Nous cherchons continuellement à transformer chaque membre de l’équipe en « creative addicts » à travers notre programme « Happy People ». Par exemple, nous avons organisé un voyage à la Biennale de Venise pour tout le bureau, avec des missions spécifiques comme analyser les concepts artistiques et rédiger des slogans pour nos clients. En résumé, « creativity is always on the agenda » chaque minute, chaque heure, chaque jour.
Dans un secteur où l’IA et la technologie jouent un rôle de plus en plus important, comment voyez-vous l’avenir de la créativité ? Pensez-vous que l’IA peut coexister avec la créativité humaine, ou y a-t-il des défis à relever pour garantir une utilisation éthique ?
Karen : Je suis favorable à l’IA, car elle simplifie et améliore de nombreuses tâches au sein d’une agence, et cette tendance ne fera que s’accentuer. Nous avons deux approches à cet égard. La première, « Beat AI », consiste en des projets où nous nous engageons à surpasser les capacités de l’IA. La seconde, « Abuse AI », se concentre sur l’utilisation maximale de l’IA pour mener à bien nos projets.
Ainsi, tout en exploitant les avantages de l’IA, nous restons attentifs aux défis éthiques pour garantir une utilisation responsable et bénéfique de cette technologie dans le domaine de la créativité.
Vous avez travaillé sur des campagnes non-profit, comme celle pour Bruxelles Mobilité, axée sur la sécurité routière. Quelle est la place de la créativité dans ces projets, et comment vous assurez-vous qu’ils ont un impact positif sur la société ?

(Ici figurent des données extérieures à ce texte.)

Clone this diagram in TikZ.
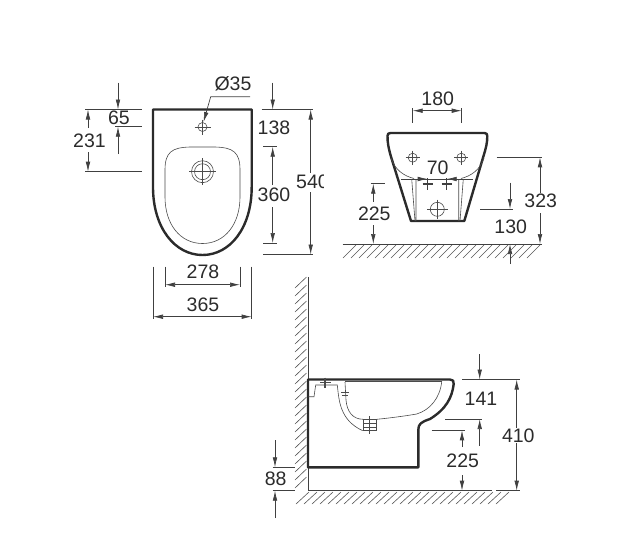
\documentclass[tikz,border=0pt]{standalone}
\usepackage{fontspec}
\setmainfont{Liberation Sans}
\usepackage{xcolor}
\usetikzlibrary{arrows.meta,calc}
\definecolor{inkdark}{HTML}{2B2B2B}

\begin{document}
\begin{tikzpicture}[x=1pt,y=-1pt,
    outline/.style={line width=2.4pt,inkdark,line join=round},
    thin part/.style={line width=0.6pt,inkdark!85},
    dim line/.style={line width=0.7pt,inkdark!90},
    dim arrow/.style={dim line,-{Latex[length=10pt,width=4.6pt]}},
    dim both/.style={dim line,{Latex[length=10pt,width=4.6pt]}-{Latex[length=10pt,width=4.6pt]}},
    dim label/.style={text=inkdark,font=\fontsize{19.5}{19.5}\selectfont,inner sep=0pt},
    hatch line/.style={line width=0.6pt,inkdark!80}]
  \useasboundingbox (0,0) rectangle (627,539);

  % top view
  \draw[outline] (153,187) -- (153,109.5) -- (251.7,109.5) -- (251.7,187)
    .. controls (251.7,228) and (230,255) .. (202.5,255)
    .. controls (175,255) and (153,228) .. (153,187);
  \draw[thin part] (165,170) .. controls (165,152) and (172,147.5) .. (190,147)
    -- (215,147) .. controls (233,147.5) and (240,152) .. (240,170)
    -- (240,197) .. controls (240,224) and (225,243.5) .. (202.5,243.5)
    .. controls (180,243.5) and (165,224) .. (165,197) -- cycle;
  \draw[thin part] (202.5,171.7) circle[radius=11pt] circle[radius=8pt];
  \draw[thin part] (189,171.7) -- (216,171.7) (202.5,158) -- (202.5,185);
  \draw[thin part] (202.5,127) circle[radius=4.5pt];
  \draw[thin part] (194.5,127) -- (210.5,127) (202.5,119.5) -- (202.5,134.5);

  % top view, dimensions on the left
  \draw[dim line] (85,109.5) -- (141.7,109.5);
  \draw[dim line] (115,126.7) -- (141.7,126.7);
  \draw[dim line] (85,171.7) -- (141.7,171.7);
  \draw[dim arrow] (118,82.7) -- (118,109.5);
  \draw[dim arrow] (118,154) -- (118,126.7);
  \draw[dim arrow] (88,128) -- (88,109.5);
  \draw[dim arrow] (88,152) -- (88,171.7);
  \node[dim label] (d65) at (119,118) {65};
  \node[dim label] (d231) at (89.5,140.7) {231};

  % hole leader
  \node[dim label] (dhole) at (233,84) {Ø35};
  \draw[dim arrow] (250,96.7) -- (210.7,96.7) -- (203.5,122);

  % top view, dimensions on the right
  \draw[dim line] (261.7,109.5) -- (313,109.5);
  \draw[dim line] (263,146.7) -- (276.7,146.7);
  \draw[dim line] (263,243) -- (276.7,243);
  \draw[dim line] (263,254.5) -- (313,254.5);
  \draw[dim arrow] (272.7,82.7) -- (272.7,109.5);
  \draw[dim arrow] (272.7,185) -- (272.7,146.7);
  \draw[dim arrow] (272.7,207) -- (272.7,243);
  \draw[dim arrow] (310.7,173) -- (310.7,109.5);
  \draw[dim arrow] (310.7,192) -- (310.7,254.5);
  \node[dim label] (d138) at (274,128) {138};
  \node[dim label] (d360) at (274,195) {360};
  \begin{scope}
    \clip (285,165) rectangle (323.5,200);
    \node[dim label,anchor=west] (d540) at (296,181.7) {540};
  \end{scope}

  % top view, dimensions below
  \draw[dim line] (165,266.7) -- (165,287) (240,266.7) -- (240,287);
  \draw[dim line] (153,266.7) -- (153,319) (251.7,266.7) -- (251.7,319);
  \draw[dim both] (165,284.7) -- (240,284.7);
  \draw[dim both] (153,316.7) -- (251.7,316.7);
  \node[dim label] (d278) at (203,272) {278};
  \node[dim label] (d365) at (203,305) {365};

  % front view
  \draw[outline] (411,221) -- (391,156.7) .. controls (388.5,148) and (387.5,143) .. (387.5,136)
    .. controls (387.5,134) and (388.5,133) .. (390.5,133) -- (484.5,133)
    .. controls (486.5,133) and (487.3,134) .. (487.3,136)
    .. controls (487.3,143) and (486,148) .. (483.3,156.7) -- (464.3,221) -- cycle;
  \draw[thin part] (391,158) .. controls (395,170) and (404,176) .. (414,178.5);
  \draw[thin part] (484,158) .. controls (480,170) and (471,176) .. (461,178.5);
  \draw[dim line] (401,179) -- (473.3,179);
  \draw[thin part] (411.7,179) -- (415,221) (416,179) -- (416,221);
  \draw[thin part] (463.3,179) -- (460,221) (458.7,179) -- (458.7,221);
  \foreach \hx in {412.7,461.3} {
    \draw[thin part] (\hx,157.7) circle[radius=4.5pt];
    \draw[thin part] (\hx-7,157.7) -- (\hx+7,157.7) (\hx,150.5) -- (\hx,165);
  }
  \foreach \hx in {427.7,446.7}
    \draw[dim line,line width=1.2pt] (\hx-5,184) -- (\hx+5,184) (\hx,178) -- (\hx,190);
  \draw[thin part] (437.3,209.3) circle[radius=7pt];
  \draw[thin part] (427,209.3) -- (447.5,209.3) (437.3,199.5) -- (437.3,219);

  % front view, dimensions
  \draw[dim line] (412.7,108) -- (412.7,122.7) (461.7,108) -- (461.7,122.7);
  \draw[dim both] (412.7,110.7) -- (461.7,110.7);
  \node[dim label] (d180) at (437.7,98.3) {180};
  \draw[dim arrow] (413,179) -- (427.7,179);
  \draw[dim arrow] (463,179) -- (446.7,179);
  \node[dim label] (d70) at (437.7,167.3) {70};
  \draw[dim line] (370.7,183.7) -- (385,183.7);
  \draw[dim arrow] (373.3,201.7) -- (373.3,183.7);
  \draw[dim arrow] (373.3,225) -- (373.3,244);
  \node[dim label] (d225a) at (374.3,213.3) {225};
  \draw[dim line] (480,209) -- (512.7,209);
  \draw[dim arrow] (510,182.7) -- (510,209);
  \draw[dim arrow] (510,264) -- (510,244);
  \node[dim label] (d130) at (510.7,226.7) {130};
  \draw[dim line] (496.7,157.3) -- (542.3,157.3);
  \draw[dim arrow] (540,193) -- (540,157.3);
  \draw[dim arrow] (540,213) -- (540,244);
  \node[dim label] (d323) at (540.7,200.7) {323};

  % front view, floor
  \draw[dim line] (342.7,244) -- (542.3,244);
  \foreach \hx in {343,351,...,527}
    \draw[hatch line] (\hx,258) -- (\hx+13,245);

  % side view, wall and floor
  \draw[dim line] (308,277.3) -- (308,490.7) -- (491.7,490.7);
  \draw[dim line] (496,490.7) -- (520,490.7);
  \foreach \hy in {288,296,...,488}
    \draw[hatch line] (295,\hy) -- (306.5,\hy-11);
  \foreach \hx in {296,304,...,496}
    \draw[hatch line] (\hx,504) -- (\hx+13,492);

  % side view
  \draw[outline] (308,379.5) -- (450,379.5)
    .. controls (453,379.5) and (454,381) .. (453.7,384)
    .. controls (452,398) and (446,409) .. (430,419)
    .. controls (421,422) and (418.3,424) .. (418.3,430)
    -- (418.3,467.3) -- (308,467.3) -- cycle;
  \draw[thin part] (345,381.3) -- (441.7,381.3);
  \draw[thin part] (441.7,381.7) .. controls (440,398) and (430,410) .. (416.7,414)
    .. controls (405,416) and (390,418) .. (376.7,419.3);
  \draw[thin part] (345,382) -- (346,400) .. controls (347,412) and (353,419.3) .. (363.3,419.3);
  \draw[thin part] (308.3,396.7) -- (314,396.7) -- (315.7,385) -- (337.3,385)
    .. controls (339,400) and (339.5,420) .. (362.7,430.7);
  \draw[thin part] (363.3,419.3) rectangle (376.7,430.7);
  \draw[thin part] (363.3,423) -- (376.7,423) (363.3,427) -- (376.7,427);
  \draw[thin part] (369.3,416) -- (369.3,434);
  \draw[thin part,line width=1.1pt] (325,377.5) -- (325,387.5) (320,382.7) -- (331,382.7);
  \draw[thin part] (341,392) -- (349,392) (342,395) -- (348,395);

  % side view, dimensions
  \draw[dim line] (462.3,379.5) -- (520,379.5);
  \draw[dim line] (445,419) -- (482.3,419);
  \draw[dim line] (431.7,430.3) -- (465,430.3);
  \draw[dim arrow] (479.7,354) -- (479.7,379.5);
  \draw[dim arrow] (479.7,445.7) -- (479.7,419);
  \node[dim label] (d141) at (481,399) {141};
  \draw[dim arrow] (462,447) -- (462,430.3);
  \draw[dim arrow] (462,475) -- (462,490.7);
  \node[dim label] (d225b) at (462.7,461) {225};
  \draw[dim arrow] (516.7,428) -- (516.7,379.5);
  \draw[dim arrow] (516.7,443) -- (516.7,490.7);
  \node[dim label] (d410) at (518.3,435.7) {410};
  \draw[dim line] (272.7,467.3) -- (295,467.3);
  \draw[dim line] (272.7,490.7) -- (295,490.7);
  \draw[dim arrow] (275,440) -- (275,467.3);
  \draw[dim arrow] (275,518) -- (275,490.7);
  \node[dim label] (d88) at (275.7,479) {88};
\end{tikzpicture}
\end{document}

Karen : Depuis le début, nous collaborons gratuitement avec Ouders van Verongelukte Kinderen (Parents d’Enfants Victimes de la Route – PEVR). C’est notre unique client non-profit, et c’est un projet personnel pour moi, suite à la perte de mon frère et de deux cousins dans un accident de voiture.
Aider à positionner OVK comme une organisation de lobbying influente dans les législations routières est l’une des plus grandes fiertés de ma carrière. La créativité dans ces projets est cruciale pour sensibiliser efficacement le public et influencer les politiques, afin de provoquer un changement positif et durable dans la société.
Au-delà de la publicité, quelles sont les causes ou les initiatives sociales qui vous tiennent à cœur ? Comment pensez-vous que les agences de communication peuvent contribuer à des changements positifs dans le monde ?
Karen : Au-delà de la publicité, plusieurs causes et initiatives sociales me tiennent à cœur. Comme l’a dit l’un de mes mentors, Bill Bernbach (le « B » de DDB), en 1964 : « All of us who professionally use the mass media are the shapers of society. We can vulgarize that society. We can brutalize it. Or we can help lift it onto a higher level ». Cette citation résume tout. Elle était vraie à l’époque et l’est encore plus aujourd’hui avec la montée des réseaux sociaux.
En regardant mes 35 années dans le métier, je constate que, d’un côté, rien n’a vraiment changé ; et de l’autre, tout est différent. Les agences de communication ont un pouvoir immense pour influencer la société et peuvent jouer un rôle crucial dans la promotion de changements positifs, en utilisant leur influence pour élever les débats et encourager des comportements responsables.